→ The problem
Retype the data that follows line by line, exactly, and leave its pictures out.
——
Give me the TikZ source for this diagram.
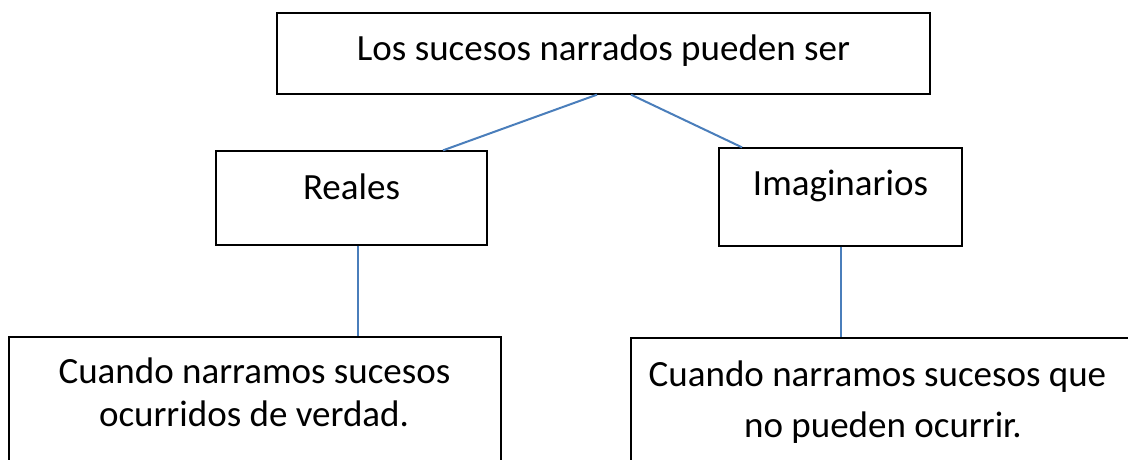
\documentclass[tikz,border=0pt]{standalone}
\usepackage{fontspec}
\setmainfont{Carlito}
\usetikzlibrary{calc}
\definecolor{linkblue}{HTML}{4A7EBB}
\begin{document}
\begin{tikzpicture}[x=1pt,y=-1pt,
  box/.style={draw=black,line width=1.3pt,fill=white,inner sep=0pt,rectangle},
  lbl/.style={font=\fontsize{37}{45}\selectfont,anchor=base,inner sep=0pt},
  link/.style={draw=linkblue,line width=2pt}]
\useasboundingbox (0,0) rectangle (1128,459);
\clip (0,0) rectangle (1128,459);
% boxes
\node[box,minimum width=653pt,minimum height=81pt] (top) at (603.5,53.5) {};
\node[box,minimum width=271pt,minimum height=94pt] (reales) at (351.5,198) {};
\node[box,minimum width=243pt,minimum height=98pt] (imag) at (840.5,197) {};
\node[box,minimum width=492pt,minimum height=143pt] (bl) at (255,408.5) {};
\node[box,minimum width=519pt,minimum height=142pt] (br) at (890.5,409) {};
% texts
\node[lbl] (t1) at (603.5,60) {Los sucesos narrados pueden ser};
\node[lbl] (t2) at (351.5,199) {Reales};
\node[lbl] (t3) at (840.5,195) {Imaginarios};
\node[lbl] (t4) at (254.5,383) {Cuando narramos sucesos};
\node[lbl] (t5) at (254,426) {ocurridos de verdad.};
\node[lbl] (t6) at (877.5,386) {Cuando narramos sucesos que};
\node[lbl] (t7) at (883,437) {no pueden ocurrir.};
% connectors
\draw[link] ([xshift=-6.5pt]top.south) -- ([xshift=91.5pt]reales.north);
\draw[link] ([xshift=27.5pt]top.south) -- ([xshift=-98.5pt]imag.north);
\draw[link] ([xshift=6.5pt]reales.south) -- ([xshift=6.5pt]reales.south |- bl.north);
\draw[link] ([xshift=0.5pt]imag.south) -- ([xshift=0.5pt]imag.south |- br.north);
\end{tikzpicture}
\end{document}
——
→ Output of the exercise
Give me the TikZ source for this diagram.
\documentclass[tikz,border=0pt]{standalone}
\usepackage{fontspec}
\setmainfont{Carlito}
\usetikzlibrary{calc}
\definecolor{linkblue}{HTML}{4A7EBB}
\begin{document}
\begin{tikzpicture}[x=1pt,y=-1pt,
  box/.style={draw=black,line width=1.3pt,fill=white,inner sep=0pt,rectangle},
  lbl/.style={font=\fontsize{37}{45}\selectfont,anchor=base,inner sep=0pt},
  link/.style={draw=linkblue,line width=2pt}]
\useasboundingbox (0,0) rectangle (1128,459);
\clip (0,0) rectangle (1128,459);
% boxes
\node[box,minimum width=653pt,minimum height=81pt] (top) at (603.5,53.5) {};
\node[box,minimum width=271pt,minimum height=94pt] (reales) at (351.5,198) {};
\node[box,minimum width=243pt,minimum height=98pt] (imag) at (840.5,197) {};
\node[box,minimum width=492pt,minimum height=143pt] (bl) at (255,408.5) {};
\node[box,minimum width=519pt,minimum height=142pt] (br) at (890.5,409) {};
% texts
\node[lbl] (t1) at (603.5,60) {Los sucesos narrados pueden ser};
\node[lbl] (t2) at (351.5,199) {Reales};
\node[lbl] (t3) at (840.5,195) {Imaginarios};
\node[lbl] (t4) at (254.5,383) {Cuando narramos sucesos};
\node[lbl] (t5) at (254,426) {ocurridos de verdad.};
\node[lbl] (t6) at (877.5,386) {Cuando narramos sucesos que};
\node[lbl] (t7) at (883,437) {no pueden ocurrir.};
% connectors
\draw[link] ([xshift=-6.5pt]top.south) -- ([xshift=91.5pt]reales.north);
\draw[link] ([xshift=27.5pt]top.south) -- ([xshift=-98.5pt]imag.north);
\draw[link] ([xshift=6.5pt]reales.south) -- ([xshift=6.5pt]reales.south |- bl.north);
\draw[link] ([xshift=0.5pt]imag.south) -- ([xshift=0.5pt]imag.south |- br.north);
\end{tikzpicture}
\end{document}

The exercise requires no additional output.